I first met Janey in kindergarten. She was a beautiful child with a winning smile and pretty curls, and her mother dressed her in nice dresses with big bows in the back. Janey was taking music lessons and learning to tap-dance. At Halloween she appeared costumed as a fairy princess with a sparkly crown and a wand with a star at the end of it. Our teacher, Miss Keller, chose Janey to lead the parade through the parlor and the dining room and back to our schoolroom. I was a shy little girl with thick glasses, buck teeth, and no discernible talents, and my mother had put me in a clown costume. I could bring up the rear, Miss Keller decided.

I didn't see much of Janey until we were both in junior high.
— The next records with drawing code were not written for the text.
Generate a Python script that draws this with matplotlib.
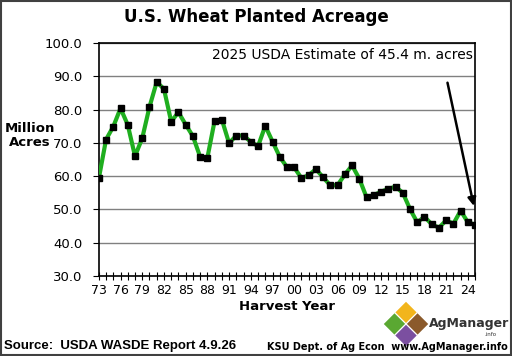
import matplotlib
matplotlib.use("Agg")
import matplotlib.pyplot as plt
from matplotlib.patches import Polygon, Rectangle

# ---------------- data (million acres planted) ----------------
years = list(range(1973, 2026))
acres = [59.3, 71.0, 74.9, 80.4, 75.4, 66.0, 71.4, 80.8, 88.3, 86.2,
         76.4, 79.2, 75.5, 72.0, 65.8, 65.5, 76.6, 77.0, 69.9, 72.2,
         72.2, 70.3, 69.0, 75.1, 70.4, 65.8, 62.7, 62.6, 59.4, 60.3,
         62.1, 59.6, 57.2, 57.3, 60.5, 63.2, 59.2, 53.6, 54.3, 55.3,
         56.2, 56.8, 55.0, 50.1, 46.1, 47.8, 45.5, 44.5, 46.7, 45.7,
         49.6, 46.1, 45.4]
label_years = list(range(1973, 2025, 3))
tick_labels = ["%02d" % (y % 100) for y in label_years]
# --------------------------------------------------------------

fig = plt.figure(figsize=(5.12, 3.56), dpi=100)
ax = fig.add_axes([0.193, 0.225, 0.735, 0.654])

ax.plot(years, acres, color="#1fae1f", lw=3, zorder=3)
ax.plot(years, acres, ls="none", marker="s", ms=4.6, color="black", zorder=4)

ax.set_xlim(1973, 2025)
ax.set_ylim(30, 100)
ax.set_yticks(range(30, 101, 10))
ax.set_yticklabels(["%.1f" % v for v in range(30, 101, 10)], fontsize=9.5)
ax.set_xticks(years, minor=True)
ax.set_xticks(label_years)
ax.set_xticklabels(tick_labels, fontsize=9)
ax.tick_params(axis="x", which="both", direction="inout", length=6, width=0.8, pad=3)
ax.tick_params(axis="y", direction="out", length=4, pad=8)
ax.yaxis.grid(True, color="#808080", lw=1)
ax.set_axisbelow(True)
for s in ax.spines.values():
    s.set_linewidth(1.2)

ax.set_xlabel("Harvest Year", fontsize=9.5, fontweight="bold", labelpad=2)
fig.text(0.058, 0.618, "Million\nAcres", fontsize=9.5, fontweight="bold",
         ha="center", va="center", linespacing=1.1)
fig.text(0.5, 0.952, "U.S. Wheat Planted Acreage", fontsize=12,
         fontweight="bold", ha="center", va="center")

ax.text(2024.7, 96.3, "2025 USDA Estimate of 45.4 m. acres", fontsize=10,
        ha="right", va="center")
ax.annotate("", xy=(2024.9, 50.2), xytext=(2021.1, 88.9),
            arrowprops=dict(arrowstyle="-|>", color="black", lw=1.8,
                            mutation_scale=12))

# footer
fig.text(0.008, 0.028, "Source:  USDA WASDE Report 4.9.26", fontsize=9.5,
         fontweight="bold", family="Liberation Sans", ha="left", va="center")
fig.text(0.992, 0.025, "KSU Dept. of Ag Econ  www.AgManager.info", fontsize=7,
         fontweight="bold", ha="right", va="center")

# AgManager logo (simple diamonds)
cx, cy, r = 406 / 512, 1 - 324 / 356, 11.5 / 512
ry = 11.5 / 356
def diamond(x, y, c):
    fig.patches.append(Polygon([[x, y + ry], [x + r, y], [x, y - ry], [x - r, y]],
                               closed=True, transform=fig.transFigure,
                               facecolor=c, edgecolor="white", lw=0.8))
diamond(cx, cy + ry, "#f2b51c")
diamond(cx - r, cy, "#5aa832")
diamond(cx + r, cy, "#8b5a2b")
diamond(cx, cy - ry, "#7b4fa0")
fig.text(429 / 512, 1 - 323 / 356, "AgManager", fontsize=9, fontweight="bold",
         color="#333333", ha="left", va="center")
fig.text(497 / 512, 1 - 334 / 356, ".info", fontsize=4, color="#333333",
         ha="right", va="center")

fig.patches.append(Rectangle((0.002, 0.003), 0.996, 0.994, transform=fig.transFigure,
                             fill=False, edgecolor="#404040", lw=1.5))

fig.savefig("out.png", dpi=100)
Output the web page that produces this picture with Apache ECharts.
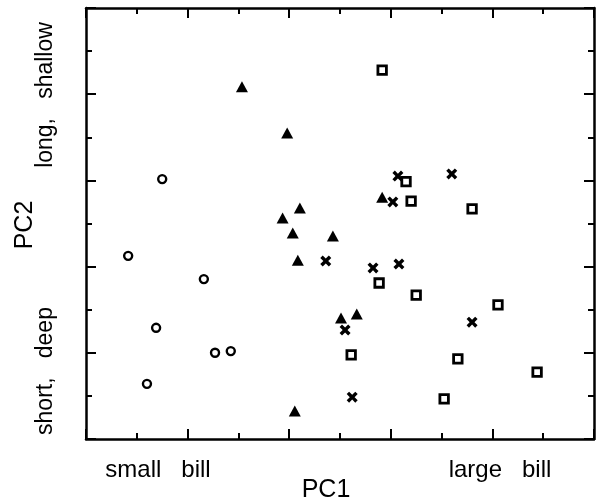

By then she was a classic beauty in expensive clothes. She'd become a fine pianist and she could dance to anything. I had progressed to braces, bad perms, and clothes my mother was misguidedly convinced were "smart." Despite such profound differences, Janey and I were friends.

The Awards Assembly was coming up at the end of ninth grade, and I was convinced that I would be chosen The Most Useful Girl. I participated in all kinds of activities, wrote for the newspaper, sang in the chorus, took part in assemblies, and got almost all A's except in gym. When the principal called me to his office a few days before the Awards Assembly, along with Janey and a few other kids, I expected to hear that I'd been picked The Most Useful Girl. Why else would I have been summoned? When I heard that Janey was to get the award, I was crushed, so upset that I almost didn't hear what I WAS to get: the Math Award. I hated math, even though I got A's! Almost as much as I hated gym class! How could this be happening?